LE TEMPS DE LA MEDECINE
BAMAKO, DAKAR, ALGER, MARSEILLE, PARIS... Partout, dans toutes ces mégapoles où il a pignon sur rue, le Samu social international (SSI) constate la montée du phénomène : « La présence des enfants et des adolescents des rues dans les grandes villes est devenue en quelques années un problème aussi massif que mondial », observe le Dr Xavier Emmanuelli, le président du SSI. L'idée de monter une formation pluridisciplinaire pour évaluer la situation, examiner les prises en charge autres qu'institutionnelles et former des intervenants médico-sociaux légitimes auprès de ces enfants est venue de ce constat.
Proposé par les facultés de médecine de Créteil (Paris-XII) et de Saint-Antoine (Paris-VI), le diplôme interuniversitaire « Abord des enfants errants, en danger, dans les rues des mégapoles » a été créé en octobre 2003 à l'attention des médecins, infirmiers, sages-femmes, psychologues, travailleurs sociaux, chargés de mission d'ONG, etc. Cette formation dispensée en alternance dans les deux facultés, avec un stage en France ou à l'étranger sous la responsabilité du SSI, est axée sur la psychologie de l'enfant et de l'adolescent, les ruptures et traumatismes, la toxicomanie précoce, le diagnostic-évaluation des pratiques, l'accès aux soins primaires urgents, ainsi que les bases juridiques.
Suradaptation paradoxale.
« Nous avons mis en évidence un certain nombre de constantes qu'on retrouve parmi tous ces mineurs des mégapoles, qu'on soit à Paris ou à Dakar, explique le Dr Emmanuelli : ils ne sont jamais seuls, dans les rues, un enfant isolé, ça n'existe pas. Vivant en agrégats, bandes et autres cercles, ils sont soumis au pouvoir de caïds, avec des phénomènes de domination dont beaucoup sont victimes. Pour survivre, tous sont délinquants et sujets à ce que nous appelons la suradaptation paradoxale : plus ils restent à la rue, plus ils développent leurs facultés de s'y adapter, mais plus longue est leur errance, plus difficile devient leur réadaptation sociale. Il y a toujours des adultes qui tournent autour d'eux, avec lesquels ils dealent et/ou se livrent à la prostitution. Dans tous les cas, il faut savoir qu'on ne peut sortir un enfant de la rue du jour au lendemain. Si vous le placez brutalement dans un foyer, il s'en échappera aussitôt. La solution, c'est un travail de fond qui nécessite une véritable immersion et, par conséquent, une connaissance approfondie de leur monde, de leurs ruptures, familiales et autres, et de leur psychologie. »

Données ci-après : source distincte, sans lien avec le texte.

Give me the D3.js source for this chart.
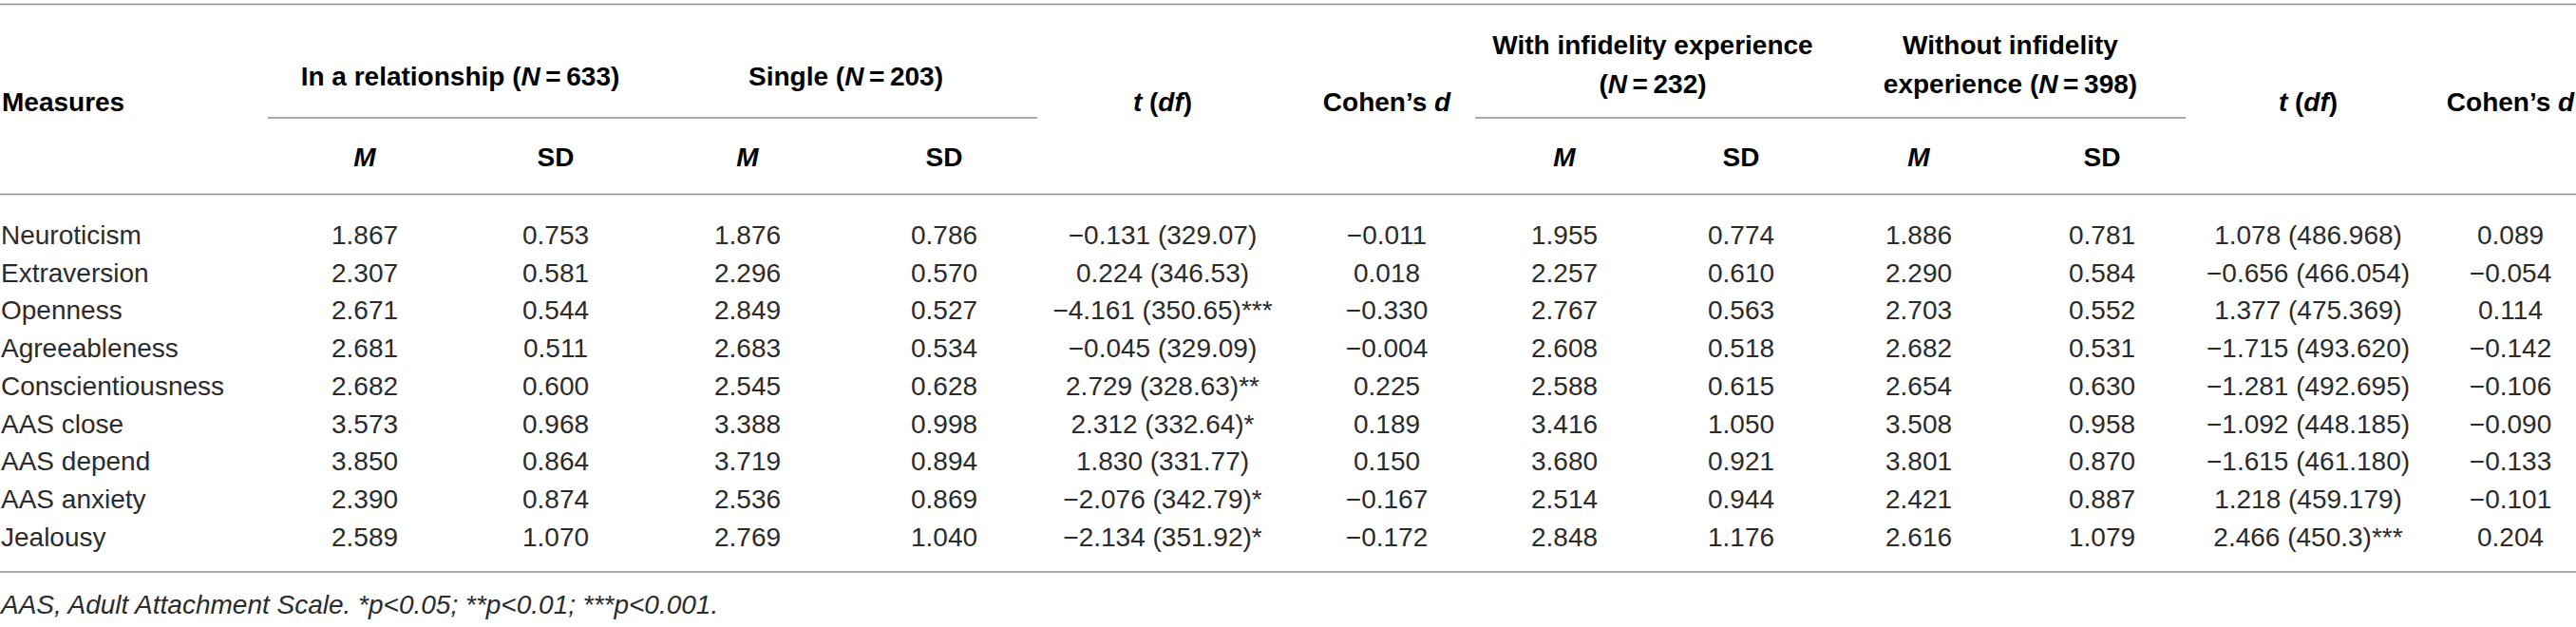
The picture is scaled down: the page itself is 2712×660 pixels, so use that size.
<!DOCTYPE html>
<html>
<head>
<meta charset="utf-8">
<script src="https://cdn.jsdelivr.net/npm/d3@7"></script>
<style>
  body { margin: 0; background: #fff; }
  text { font-family: "Liberation Sans", Arial, Helvetica, sans-serif; }
</style>
</head>
<body>
<div id="table"></div>
<script>
// table values
var measures = ["Neuroticism", "Extraversion", "Openness", "Agreeableness", "Conscientiousness",
                "AAS close", "AAS depend", "AAS anxiety", "Jealousy"];
var relM   = [1.867, 2.307, 2.671, 2.681, 2.682, 3.573, 3.850, 2.390, 2.589];
var relSD  = [0.753, 0.581, 0.544, 0.511, 0.600, 0.968, 0.864, 0.874, 1.070];
var sinM   = [1.876, 2.296, 2.849, 2.683, 2.545, 3.388, 3.719, 2.536, 2.769];
var sinSD  = [0.786, 0.570, 0.527, 0.534, 0.628, 0.998, 0.894, 0.869, 1.040];
var tDf1   = ["\u22120.131 (329.07)", "0.224 (346.53)", "\u22124.161 (350.65)***", "\u22120.045 (329.09)",
              "2.729 (328.63)**", "2.312 (332.64)*", "1.830 (331.77)", "\u22122.076 (342.79)*", "\u22122.134 (351.92)*"];
var d1     = [-0.011, 0.018, -0.330, -0.004, 0.225, 0.189, 0.150, -0.167, -0.172];
var infM   = [1.955, 2.257, 2.767, 2.608, 2.588, 3.416, 3.680, 2.514, 2.848];
var infSD  = [0.774, 0.610, 0.563, 0.518, 0.615, 1.050, 0.921, 0.944, 1.176];
var noInfM = [1.886, 2.290, 2.703, 2.682, 2.654, 3.508, 3.801, 2.421, 2.616];
var noInfSD= [0.781, 0.584, 0.552, 0.531, 0.630, 0.958, 0.870, 0.887, 1.079];
var tDf2   = ["1.078 (486.968)", "\u22120.656 (466.054)", "1.377 (475.369)", "\u22121.715 (493.620)",
              "\u22121.281 (492.695)", "\u22121.092 (448.185)", "\u22121.615 (461.180)", "1.218 (459.179)", "2.466 (450.3)***"];
var d2     = [0.089, -0.054, 0.114, -0.142, -0.106, -0.090, -0.133, -0.101, 0.204];

var footnote = "AAS, Adult Attachment Scale. *p<0.05; **p<0.01; ***p<0.001.";

var width = 2712, height = 660;
var f3 = d3.format(".3f");   // d3 v7 already writes a true minus sign

// column keys -> centre x
var colKeys = ["relM", "relSD", "sinM", "sinSD", "t1", "d1", "infM", "infSD", "noM", "noSD", "t2", "d2"];
var x = d3.scaleOrdinal()
  .domain(colKeys)
  .range([384, 585, 787, 994, 1224, 1460, 1647, 1833, 2020, 2213, 2430, 2643]);

var y = d3.scalePoint()
  .domain(measures)
  .range([247, 565]);

var columns = [
  {key: "relM", vals: relM.map(f3)},
  {key: "relSD", vals: relSD.map(f3)},
  {key: "sinM", vals: sinM.map(f3)},
  {key: "sinSD", vals: sinSD.map(f3)},
  {key: "t1", vals: tDf1},
  {key: "d1", vals: d1.map(f3)},
  {key: "infM", vals: infM.map(f3)},
  {key: "infSD", vals: infSD.map(f3)},
  {key: "noM", vals: noInfM.map(f3)},
  {key: "noSD", vals: noInfSD.map(f3)},
  {key: "t2", vals: tDf2},
  {key: "d2", vals: d2.map(f3)}
];

var svg = d3.select("#table")
  .append("svg")
    .attr("width", width)
    .attr("height", height);

// rules
var ruleColor = "#8c8c8c";
svg.selectAll(".rule")
  .data([4.5, 204.5, 602])
  .enter().append("line")
    .attr("x1", 0).attr("x2", width)
    .attr("y1", function(d) { return d; })
    .attr("y2", function(d) { return d; })
    .attr("stroke", ruleColor)
    .attr("stroke-width", 1.6);

// spanner underlines
svg.selectAll(".span")
  .data([[282, 1092], [1553, 2301]])
  .enter().append("line")
    .attr("x1", function(d) { return d[0]; })
    .attr("x2", function(d) { return d[1]; })
    .attr("y1", 124).attr("y2", 124)
    .attr("stroke", ruleColor)
    .attr("stroke-width", 1.3);

// header text, built from segments so italics can be mixed in
function rich(g, segs, xPos, yPos, anchor) {
  var t = g.append("text")
    .attr("x", xPos)
    .attr("y", yPos)
    .attr("dy", "0.35em")
    .attr("text-anchor", anchor || "middle")
    .style("font-size", "28px")
    .style("font-weight", "bold")
    .attr("fill", "#000");
  segs.forEach(function(s) {
    t.append("tspan")
      .style("font-style", s[1] ? "italic" : "normal")
      .text(s[0]);
  });
  return t;
}

var hdr = svg.append("g").attr("class", "header");
var eq = "\u2009=\u2009";
rich(hdr, [["Measures"]], 2, 107, "start");
rich(hdr, [["In a relationship ("], ["N", 1], [eq + "633)"]], (x("relM") + x("relSD")) / 2, 80);
rich(hdr, [["Single ("], ["N", 1], [eq + "203)"]], (x("sinM") + x("sinSD")) / 2, 80);
rich(hdr, [["t", 1], [" ("], ["df", 1], [")"]], x("t1"), 107);
rich(hdr, [["Cohen\u2019s "], ["d", 1]], x("d1"), 107);
rich(hdr, [["With infidelity experience"]], (x("infM") + x("infSD")) / 2, 47);
rich(hdr, [["("], ["N", 1], [eq + "232)"]], (x("infM") + x("infSD")) / 2, 88);
rich(hdr, [["Without infidelity"]], (x("noM") + x("noSD")) / 2, 47);
rich(hdr, [["experience ("], ["N", 1], [eq + "398)"]], (x("noM") + x("noSD")) / 2, 88);
rich(hdr, [["t", 1], [" ("], ["df", 1], [")"]], x("t2"), 107);
rich(hdr, [["Cohen\u2019s "], ["d", 1]], x("d2"), 107);

["relM", "sinM", "infM", "noM"].forEach(function(k) {
  rich(hdr, [["M", 1]], x(k), 165);
});
["relSD", "sinSD", "infSD", "noSD"].forEach(function(k) {
  rich(hdr, [["SD"]], x(k), 165);
});

// body
var body = svg.append("g").attr("class", "body");

body.selectAll(".label")
  .data(measures)
  .enter().append("text")
    .attr("class", "label")
    .attr("x", 1)
    .attr("y", function(d) { return y(d); })
    .attr("dy", "0.35em")
    .style("font-size", "28px")
    .attr("fill", "#2b2b2b")
    .text(function(d) { return d; });

columns.forEach(function(c) {
  body.selectAll(".c-" + c.key)
    .data(c.vals)
    .enter().append("text")
      .attr("class", "c-" + c.key)
      .attr("x", x(c.key))
      .attr("y", function(d, i) { return y(measures[i]); })
      .attr("dy", "0.35em")
      .attr("text-anchor", "middle")
      .style("font-size", "28px")
      .attr("fill", "#2b2b2b")
      .text(function(d) { return d; });
});

// note under the table
svg.append("text")
  .attr("x", 1)
  .attr("y", 636)
  .attr("dy", "0.35em")
  .style("font-size", "28px")
  .style("font-style", "italic")
  .attr("fill", "#2b2b2b")
  .text(footnote);
</script>
</body>
</html>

L'ancien ministre de l'Action humanitaire d'urgence estime que « les Français ont pris conscience du phénomène depuis maintenant deux ans. Mais, déplore-t-il, les associations restent seules à faire face, telles Jeunes errants, à Marseille, ou Aux captifs la libération, avec lesquelles le DIU organise ses stages de formation. La suiterisque de devenir de plus en plus dramatique, en particulier avec l'arrivée massive en France de petits Chinois ».
Parmi les quatre médecins de la première promotion, le Dr Nicole Vezian, généraliste à orientation dermatologique installée à Perpignan et fondatrice de l'association L'Eléphant vert, qui secourt les enfants maltraités, affirme qu' « on est au début d'un mouvement global effroyable qui concerne maintenant même des bébés, car les adolescents étant de plus en plus longtemps à la rue, c'est dans la rue qu'ils font des enfants ».
Le Dr Vezian recommande le DIU à tous les généralistes et à tous les pédiatres qui ont une oreille prête à écouter et suffisamment de disponibilité pour lâcher leur clientèle pendant quelques semaines dans l'année. « Ce cursus m'a beaucoup appris, explique-t-elle, et, d'abord, il m'a enseigné la manière d'aller vers un groupe d'enfants qui, a priori , ne vous ont rien demandé. C'est une expérience qui est également précieuse en clientèle, pour mieux prendre en charge les enfants et les adolescents qui, sans être à la rue, sont en souffrance. »
Les inscriptions pour l'année 2004-2005 sont ouvertes jusqu'au 30 novembre, avec une trentaine de places prévues.